Lack of nurses puts Würzburg hospital in a fix
WüRZBURG, Germany — Need a physical? Eyes checked? Baby checked? No problem.
Need surgery? Hmmm.
U.S. troops and civilians in the Würzburg area weren’t sure what would still be offered at Würzburg Army Community Hospital, which last week announced an indefinite cutback in services due to a shortage of nurses.
“I know it will put a strain on certain families,” said Roy Smith, a military retiree who works at Würzburg Middle School. “They’ll have to go to Landstuhl or out on the economy to German doctors. But they have good doctors here [in Germany].”
About 50 members of the hospital’s staff, mostly nurses, have in recent weeks been sent to Pakistan to help with earthquake relief or to Landstuhl Regional Medical Center to help treat the war wounded. As a result, the hospital is unable to treat those who need care from nurse-anesthetists, surgical nurses or other specialists, officials said.
Bottom line: The hospital will no longer receive ambulances and will not schedule any surgeries, procedures or treatments that required an overnight stay.
“We have an obligation to ensure high-quality health care and safe health care,” said Dr. (Col.) Dallas Homas, commander of the U.S. Medical Department Activity-Würzburg and Würzburg Army Community Hospital.

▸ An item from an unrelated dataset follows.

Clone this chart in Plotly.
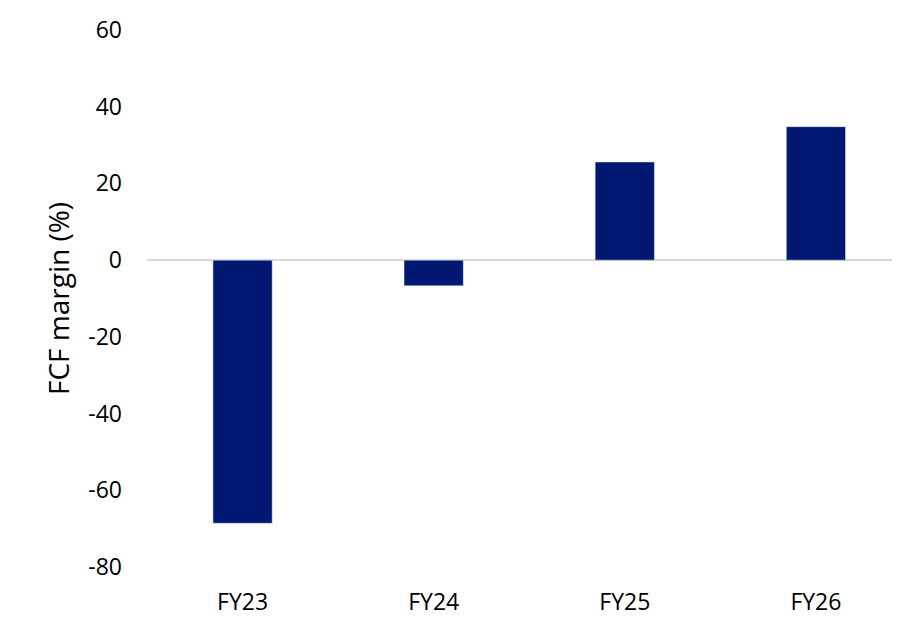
import plotly.graph_objects as go

years = ["FY23", "FY24", "FY25", "FY26"]
fcf_margin = [-68.6, -6.7, 25.6, 34.8]
y_ticks = [-80, -60, -40, -20, 0, 20, 40, 60]
y_labels = ["-80", "-60", "-40", "-20", "0", "20", "40", "60"]

fig = go.Figure()
fig.add_trace(go.Bar(x=years, y=fcf_margin, marker_color="#001871", width=0.31))

fig.update_layout(
    width=892, height=625,
    margin=dict(l=139, r=0, t=22, b=66),
    paper_bgcolor="white", plot_bgcolor="white",
    font=dict(family="Open Sans", size=23, color="#000000"),
    showlegend=False,
)
fig.update_xaxes(range=[-0.5, 3.44], showgrid=False, showline=False, ticks="",
                 ticklabelstandoff=19)
fig.update_yaxes(range=[-80, 60], tickvals=y_ticks, ticktext=y_labels,
                 showgrid=False, showline=False,
                 zeroline=True, zerolinecolor="#d9d9d9", zerolinewidth=2,
                 ticklabelstandoff=24,
                 title=dict(text="FCF margin (%)", standoff=10))

fig.write_html("out.html")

“If we can’t finish it, we’re not going to start it. Really sick and really hurt people cannot be served here.”
Homas said the Würzburg nurses will remain deployed until the missions in Pakistan and Landstuhl are completed, and that the cut services won’t be restored until staffing makes it possible.
Among those wondering about the changes was Charlene Peeler, wife of Sgt. Jason Peeler of the 17th Signal Battalion. The couple has a nine-month-old baby boy, Chandler.
“If they reduce the employees, I think maybe the waiting list would be longer to get an appointment for the baby,” Charlene Peeler said.
Routine care for pregnant women and newborns, including the delivery of babies, would not be curtailed, in part because of an upcoming baby boom within the Würzburg-based 1st Infantry Division, which returned in February and March from a one-year tour in Iraq.
“We have 250 women who are going to be delivering between November and February,” Homas said. “We have augmented our capabilities in that realm.”
New mothers and newborns who need intensive care, however, would have to be treated at one of Würzburg’s three German hospitals.
The Army hospital will continue to offer family practice, sports medicine, orthopedics, physical and occupational therapy, pharmacy and other routine services.
Spc. William Wood of the 147th Maintenance Company lauded the care he has received at the hospital, saying his appointments and treatment have been provided “like clockwork,” even when the hospital was short staffed.
Wood said he did not know how medical service and coverage would work if he were to go to German providers.
“I believe the Army would pay for it, but I’m not exactly sure,” Wood said.
Homas said the hospital has a managed-care division to help direct troops, civilians and family members to German doctors who speak English and work with TRICARE and other insurance providers figure out billing.
The Würzburg hospital’s shortage of nurses mirrors that in the United States.
According to the Department of Health and Human Services, 30 states were estimated to have fewer registered nurses than needed in 2000, and in 2020 the number was projected to increase to 44 states.
Homas said that the vast majority of patients in the Würzburg hospital’s area of responsibility, which includes Grafenwöhr, Hohenfels and other outlying bases, already go to German doctors and nurses for certain treatments. The Army’s medical staff, he said, tracks the treatment that U.S. patients are receiving outside the fence.
“They [Germans] offer world-class health care,” he said.